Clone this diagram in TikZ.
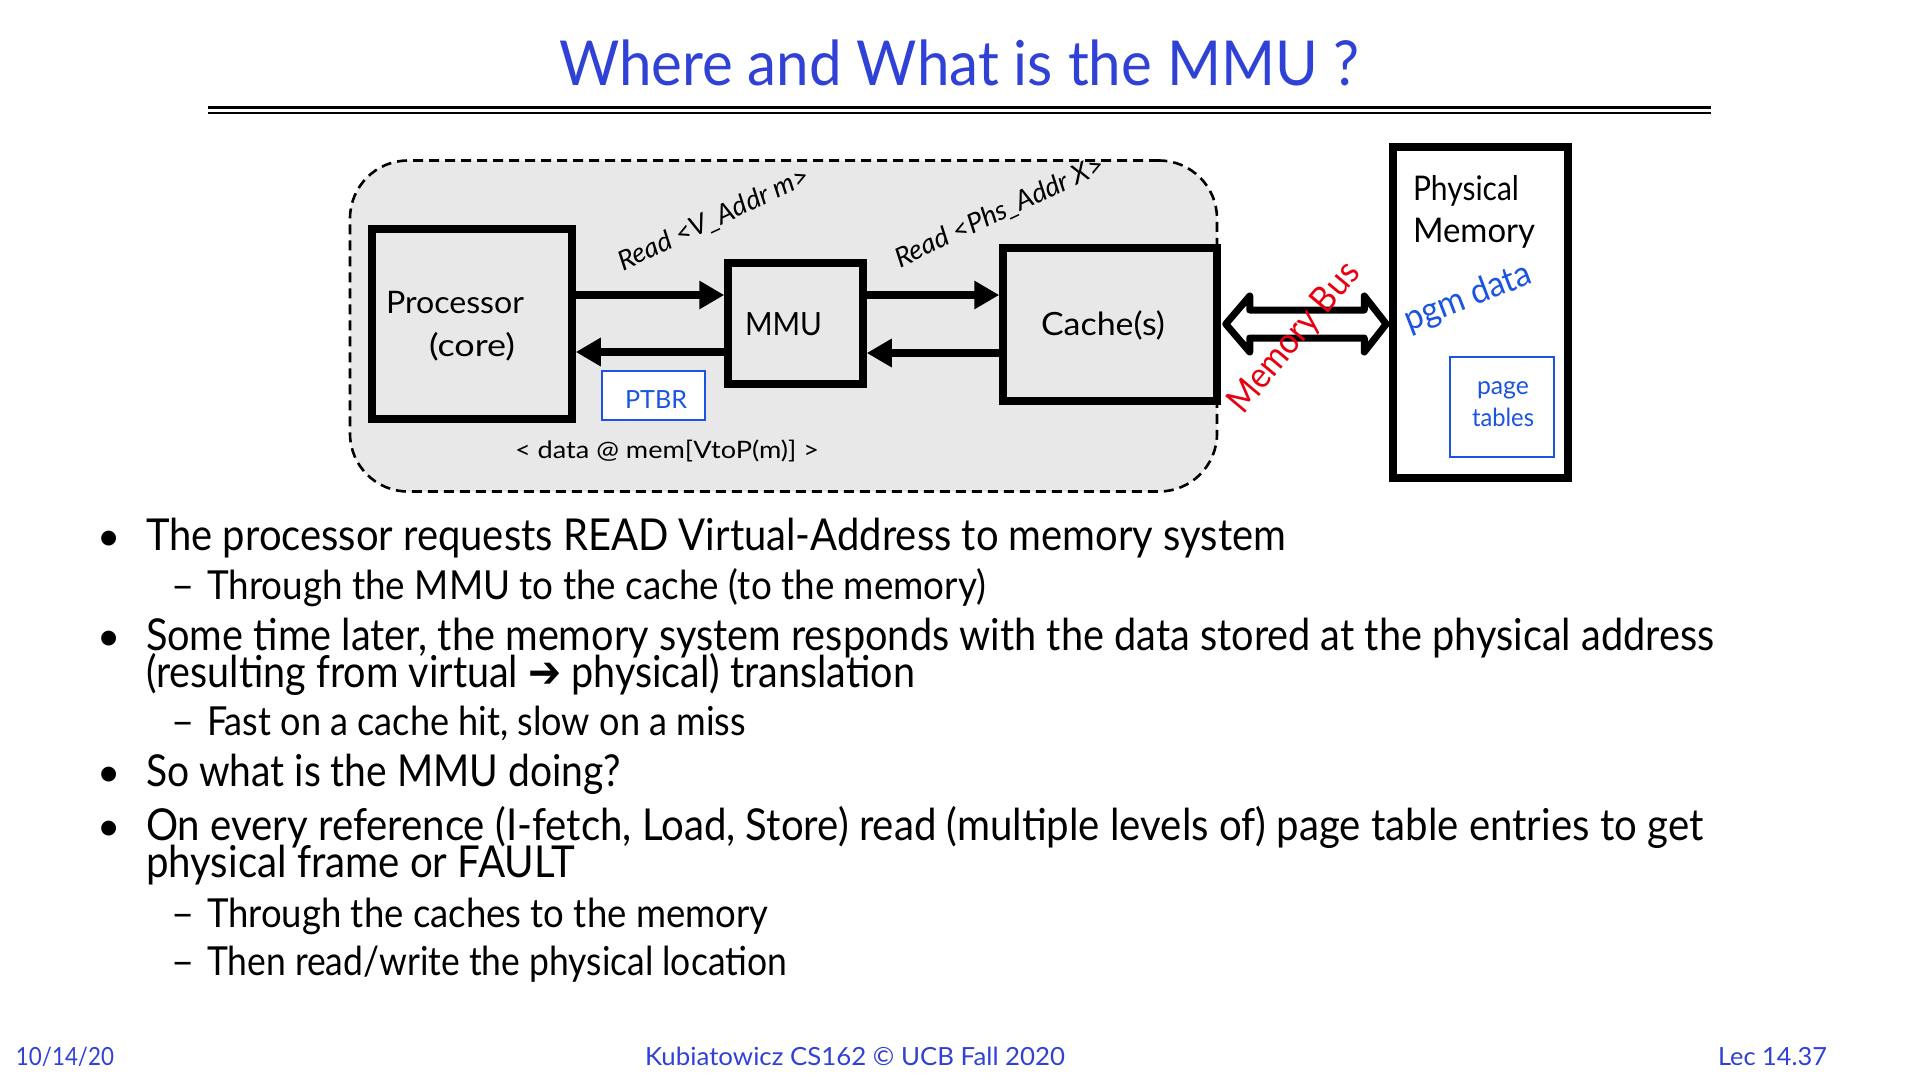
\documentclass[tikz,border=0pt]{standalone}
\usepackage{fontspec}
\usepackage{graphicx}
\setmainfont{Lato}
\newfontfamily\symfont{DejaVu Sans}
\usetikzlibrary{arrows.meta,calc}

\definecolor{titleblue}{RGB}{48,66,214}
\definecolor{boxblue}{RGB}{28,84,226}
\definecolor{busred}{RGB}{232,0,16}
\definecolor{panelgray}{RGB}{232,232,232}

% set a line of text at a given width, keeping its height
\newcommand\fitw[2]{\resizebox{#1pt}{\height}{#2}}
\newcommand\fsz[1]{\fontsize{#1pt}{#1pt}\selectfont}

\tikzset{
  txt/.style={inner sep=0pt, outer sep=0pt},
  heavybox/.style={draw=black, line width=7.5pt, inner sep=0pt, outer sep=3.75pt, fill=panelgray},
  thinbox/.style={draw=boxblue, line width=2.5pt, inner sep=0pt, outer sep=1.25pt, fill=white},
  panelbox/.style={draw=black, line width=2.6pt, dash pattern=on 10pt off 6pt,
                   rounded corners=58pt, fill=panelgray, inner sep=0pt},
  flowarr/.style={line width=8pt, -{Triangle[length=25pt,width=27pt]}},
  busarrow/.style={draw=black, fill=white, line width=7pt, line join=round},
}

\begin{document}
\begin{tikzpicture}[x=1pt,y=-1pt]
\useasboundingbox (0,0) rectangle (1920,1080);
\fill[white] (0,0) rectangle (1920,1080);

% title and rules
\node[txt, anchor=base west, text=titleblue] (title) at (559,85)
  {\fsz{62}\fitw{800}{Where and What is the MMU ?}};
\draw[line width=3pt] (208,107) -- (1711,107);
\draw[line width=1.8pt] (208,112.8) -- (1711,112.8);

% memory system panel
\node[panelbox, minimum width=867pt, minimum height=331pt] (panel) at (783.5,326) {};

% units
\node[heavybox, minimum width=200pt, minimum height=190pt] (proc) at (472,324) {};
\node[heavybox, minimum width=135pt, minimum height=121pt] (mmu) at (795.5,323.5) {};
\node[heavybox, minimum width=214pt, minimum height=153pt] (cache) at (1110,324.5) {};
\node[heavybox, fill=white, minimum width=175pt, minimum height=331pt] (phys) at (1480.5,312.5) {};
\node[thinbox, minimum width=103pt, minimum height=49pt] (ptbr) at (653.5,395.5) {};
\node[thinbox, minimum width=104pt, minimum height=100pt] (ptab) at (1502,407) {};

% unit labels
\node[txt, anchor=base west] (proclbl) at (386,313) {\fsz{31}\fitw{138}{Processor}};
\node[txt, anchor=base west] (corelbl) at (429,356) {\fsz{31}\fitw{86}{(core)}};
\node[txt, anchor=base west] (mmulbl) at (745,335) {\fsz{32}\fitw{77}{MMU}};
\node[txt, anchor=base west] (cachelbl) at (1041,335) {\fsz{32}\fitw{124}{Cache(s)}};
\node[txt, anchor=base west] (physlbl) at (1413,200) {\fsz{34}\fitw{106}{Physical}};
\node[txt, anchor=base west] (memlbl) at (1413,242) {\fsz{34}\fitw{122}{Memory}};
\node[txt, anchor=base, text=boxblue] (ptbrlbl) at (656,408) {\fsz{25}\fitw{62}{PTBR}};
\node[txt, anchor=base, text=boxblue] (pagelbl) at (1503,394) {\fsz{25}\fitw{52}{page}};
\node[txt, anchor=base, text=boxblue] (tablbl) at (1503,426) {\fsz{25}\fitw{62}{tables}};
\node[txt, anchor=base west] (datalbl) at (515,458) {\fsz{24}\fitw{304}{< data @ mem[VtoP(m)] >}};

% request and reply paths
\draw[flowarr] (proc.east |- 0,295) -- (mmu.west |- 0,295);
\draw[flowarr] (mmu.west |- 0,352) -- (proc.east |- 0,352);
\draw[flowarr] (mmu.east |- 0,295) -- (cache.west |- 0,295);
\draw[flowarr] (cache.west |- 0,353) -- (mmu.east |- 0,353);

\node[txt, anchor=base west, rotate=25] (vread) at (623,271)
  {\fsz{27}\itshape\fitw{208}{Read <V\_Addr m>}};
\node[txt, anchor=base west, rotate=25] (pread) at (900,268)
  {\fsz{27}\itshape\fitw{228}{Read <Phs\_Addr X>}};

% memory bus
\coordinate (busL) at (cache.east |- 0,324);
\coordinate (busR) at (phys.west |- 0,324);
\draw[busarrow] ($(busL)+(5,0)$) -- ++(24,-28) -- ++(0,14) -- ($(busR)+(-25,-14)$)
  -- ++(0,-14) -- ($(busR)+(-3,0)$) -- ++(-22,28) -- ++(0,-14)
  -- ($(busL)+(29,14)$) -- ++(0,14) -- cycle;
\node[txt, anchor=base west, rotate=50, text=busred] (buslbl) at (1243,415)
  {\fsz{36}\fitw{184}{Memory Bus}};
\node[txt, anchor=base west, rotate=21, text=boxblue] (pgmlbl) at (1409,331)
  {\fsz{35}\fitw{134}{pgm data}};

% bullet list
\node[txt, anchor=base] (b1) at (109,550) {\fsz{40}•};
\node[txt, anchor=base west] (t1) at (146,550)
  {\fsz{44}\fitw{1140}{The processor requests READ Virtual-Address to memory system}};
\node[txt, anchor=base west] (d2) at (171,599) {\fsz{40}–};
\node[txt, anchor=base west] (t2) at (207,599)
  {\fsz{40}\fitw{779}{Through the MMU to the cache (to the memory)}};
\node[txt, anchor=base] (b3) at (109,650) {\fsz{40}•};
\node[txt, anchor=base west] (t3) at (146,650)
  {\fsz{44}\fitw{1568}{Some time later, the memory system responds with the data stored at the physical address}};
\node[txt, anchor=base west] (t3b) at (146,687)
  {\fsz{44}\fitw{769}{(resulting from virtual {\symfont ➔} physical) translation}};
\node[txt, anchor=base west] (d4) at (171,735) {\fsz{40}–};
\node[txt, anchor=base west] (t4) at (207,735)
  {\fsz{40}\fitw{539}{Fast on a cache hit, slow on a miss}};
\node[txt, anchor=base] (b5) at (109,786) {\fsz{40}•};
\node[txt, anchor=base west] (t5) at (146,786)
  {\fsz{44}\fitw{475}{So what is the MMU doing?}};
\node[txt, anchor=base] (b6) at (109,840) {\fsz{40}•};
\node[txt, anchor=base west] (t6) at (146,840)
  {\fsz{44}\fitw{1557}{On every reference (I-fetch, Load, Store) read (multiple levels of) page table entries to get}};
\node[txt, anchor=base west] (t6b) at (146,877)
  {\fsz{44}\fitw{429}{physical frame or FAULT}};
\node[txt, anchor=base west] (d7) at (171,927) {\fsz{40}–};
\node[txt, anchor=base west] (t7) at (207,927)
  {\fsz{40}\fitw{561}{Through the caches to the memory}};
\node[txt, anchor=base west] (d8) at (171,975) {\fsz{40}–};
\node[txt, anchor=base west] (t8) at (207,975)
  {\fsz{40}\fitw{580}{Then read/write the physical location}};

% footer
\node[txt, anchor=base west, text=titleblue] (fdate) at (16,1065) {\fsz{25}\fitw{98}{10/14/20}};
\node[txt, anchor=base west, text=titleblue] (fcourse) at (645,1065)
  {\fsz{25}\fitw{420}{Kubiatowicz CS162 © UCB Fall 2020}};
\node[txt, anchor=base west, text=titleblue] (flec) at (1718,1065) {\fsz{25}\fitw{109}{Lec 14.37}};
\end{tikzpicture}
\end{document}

++++++++++++++++++++

● **WHAT TO WORK ON**
Take the listing above and print it exactly, apart from the pictures.

● **THE COMPLETED TASK**
Clone this diagram in TikZ.
\documentclass[tikz,border=0pt]{standalone}
\usepackage{fontspec}
\usepackage{graphicx}
\setmainfont{Lato}
\newfontfamily\symfont{DejaVu Sans}
\usetikzlibrary{arrows.meta,calc}

\definecolor{titleblue}{RGB}{48,66,214}
\definecolor{boxblue}{RGB}{28,84,226}
\definecolor{busred}{RGB}{232,0,16}
\definecolor{panelgray}{RGB}{232,232,232}

% set a line of text at a given width, keeping its height
\newcommand\fitw[2]{\resizebox{#1pt}{\height}{#2}}
\newcommand\fsz[1]{\fontsize{#1pt}{#1pt}\selectfont}

\tikzset{
  txt/.style={inner sep=0pt, outer sep=0pt},
  heavybox/.style={draw=black, line width=7.5pt, inner sep=0pt, outer sep=3.75pt, fill=panelgray},
  thinbox/.style={draw=boxblue, line width=2.5pt, inner sep=0pt, outer sep=1.25pt, fill=white},
  panelbox/.style={draw=black, line width=2.6pt, dash pattern=on 10pt off 6pt,
                   rounded corners=58pt, fill=panelgray, inner sep=0pt},
  flowarr/.style={line width=8pt, -{Triangle[length=25pt,width=27pt]}},
  busarrow/.style={draw=black, fill=white, line width=7pt, line join=round},
}

\begin{document}
\begin{tikzpicture}[x=1pt,y=-1pt]
\useasboundingbox (0,0) rectangle (1920,1080);
\fill[white] (0,0) rectangle (1920,1080);

% title and rules
\node[txt, anchor=base west, text=titleblue] (title) at (559,85)
  {\fsz{62}\fitw{800}{Where and What is the MMU ?}};
\draw[line width=3pt] (208,107) -- (1711,107);
\draw[line width=1.8pt] (208,112.8) -- (1711,112.8);

% memory system panel
\node[panelbox, minimum width=867pt, minimum height=331pt] (panel) at (783.5,326) {};

% units
\node[heavybox, minimum width=200pt, minimum height=190pt] (proc) at (472,324) {};
\node[heavybox, minimum width=135pt, minimum height=121pt] (mmu) at (795.5,323.5) {};
\node[heavybox, minimum width=214pt, minimum height=153pt] (cache) at (1110,324.5) {};
\node[heavybox, fill=white, minimum width=175pt, minimum height=331pt] (phys) at (1480.5,312.5) {};
\node[thinbox, minimum width=103pt, minimum height=49pt] (ptbr) at (653.5,395.5) {};
\node[thinbox, minimum width=104pt, minimum height=100pt] (ptab) at (1502,407) {};

% unit labels
\node[txt, anchor=base west] (proclbl) at (386,313) {\fsz{31}\fitw{138}{Processor}};
\node[txt, anchor=base west] (corelbl) at (429,356) {\fsz{31}\fitw{86}{(core)}};
\node[txt, anchor=base west] (mmulbl) at (745,335) {\fsz{32}\fitw{77}{MMU}};
\node[txt, anchor=base west] (cachelbl) at (1041,335) {\fsz{32}\fitw{124}{Cache(s)}};
\node[txt, anchor=base west] (physlbl) at (1413,200) {\fsz{34}\fitw{106}{Physical}};
\node[txt, anchor=base west] (memlbl) at (1413,242) {\fsz{34}\fitw{122}{Memory}};
\node[txt, anchor=base, text=boxblue] (ptbrlbl) at (656,408) {\fsz{25}\fitw{62}{PTBR}};
\node[txt, anchor=base, text=boxblue] (pagelbl) at (1503,394) {\fsz{25}\fitw{52}{page}};
\node[txt, anchor=base, text=boxblue] (tablbl) at (1503,426) {\fsz{25}\fitw{62}{tables}};
\node[txt, anchor=base west] (datalbl) at (515,458) {\fsz{24}\fitw{304}{< data @ mem[VtoP(m)] >}};

% request and reply paths
\draw[flowarr] (proc.east |- 0,295) -- (mmu.west |- 0,295);
\draw[flowarr] (mmu.west |- 0,352) -- (proc.east |- 0,352);
\draw[flowarr] (mmu.east |- 0,295) -- (cache.west |- 0,295);
\draw[flowarr] (cache.west |- 0,353) -- (mmu.east |- 0,353);

\node[txt, anchor=base west, rotate=25] (vread) at (623,271)
  {\fsz{27}\itshape\fitw{208}{Read <V\_Addr m>}};
\node[txt, anchor=base west, rotate=25] (pread) at (900,268)
  {\fsz{27}\itshape\fitw{228}{Read <Phs\_Addr X>}};

% memory bus
\coordinate (busL) at (cache.east |- 0,324);
\coordinate (busR) at (phys.west |- 0,324);
\draw[busarrow] ($(busL)+(5,0)$) -- ++(24,-28) -- ++(0,14) -- ($(busR)+(-25,-14)$)
  -- ++(0,-14) -- ($(busR)+(-3,0)$) -- ++(-22,28) -- ++(0,-14)
  -- ($(busL)+(29,14)$) -- ++(0,14) -- cycle;
\node[txt, anchor=base west, rotate=50, text=busred] (buslbl) at (1243,415)
  {\fsz{36}\fitw{184}{Memory Bus}};
\node[txt, anchor=base west, rotate=21, text=boxblue] (pgmlbl) at (1409,331)
  {\fsz{35}\fitw{134}{pgm data}};

% bullet list
\node[txt, anchor=base] (b1) at (109,550) {\fsz{40}•};
\node[txt, anchor=base west] (t1) at (146,550)
  {\fsz{44}\fitw{1140}{The processor requests READ Virtual-Address to memory system}};
\node[txt, anchor=base west] (d2) at (171,599) {\fsz{40}–};
\node[txt, anchor=base west] (t2) at (207,599)
  {\fsz{40}\fitw{779}{Through the MMU to the cache (to the memory)}};
\node[txt, anchor=base] (b3) at (109,650) {\fsz{40}•};
\node[txt, anchor=base west] (t3) at (146,650)
  {\fsz{44}\fitw{1568}{Some time later, the memory system responds with the data stored at the physical address}};
\node[txt, anchor=base west] (t3b) at (146,687)
  {\fsz{44}\fitw{769}{(resulting from virtual {\symfont ➔} physical) translation}};
\node[txt, anchor=base west] (d4) at (171,735) {\fsz{40}–};
\node[txt, anchor=base west] (t4) at (207,735)
  {\fsz{40}\fitw{539}{Fast on a cache hit, slow on a miss}};
\node[txt, anchor=base] (b5) at (109,786) {\fsz{40}•};
\node[txt, anchor=base west] (t5) at (146,786)
  {\fsz{44}\fitw{475}{So what is the MMU doing?}};
\node[txt, anchor=base] (b6) at (109,840) {\fsz{40}•};
\node[txt, anchor=base west] (t6) at (146,840)
  {\fsz{44}\fitw{1557}{On every reference (I-fetch, Load, Store) read (multiple levels of) page table entries to get}};
\node[txt, anchor=base west] (t6b) at (146,877)
  {\fsz{44}\fitw{429}{physical frame or FAULT}};
\node[txt, anchor=base west] (d7) at (171,927) {\fsz{40}–};
\node[txt, anchor=base west] (t7) at (207,927)
  {\fsz{40}\fitw{561}{Through the caches to the memory}};
\node[txt, anchor=base west] (d8) at (171,975) {\fsz{40}–};
\node[txt, anchor=base west] (t8) at (207,975)
  {\fsz{40}\fitw{580}{Then read/write the physical location}};

% footer
\node[txt, anchor=base west, text=titleblue] (fdate) at (16,1065) {\fsz{25}\fitw{98}{10/14/20}};
\node[txt, anchor=base west, text=titleblue] (fcourse) at (645,1065)
  {\fsz{25}\fitw{420}{Kubiatowicz CS162 © UCB Fall 2020}};
\node[txt, anchor=base west, text=titleblue] (flec) at (1718,1065) {\fsz{25}\fitw{109}{Lec 14.37}};
\end{tikzpicture}
\end{document}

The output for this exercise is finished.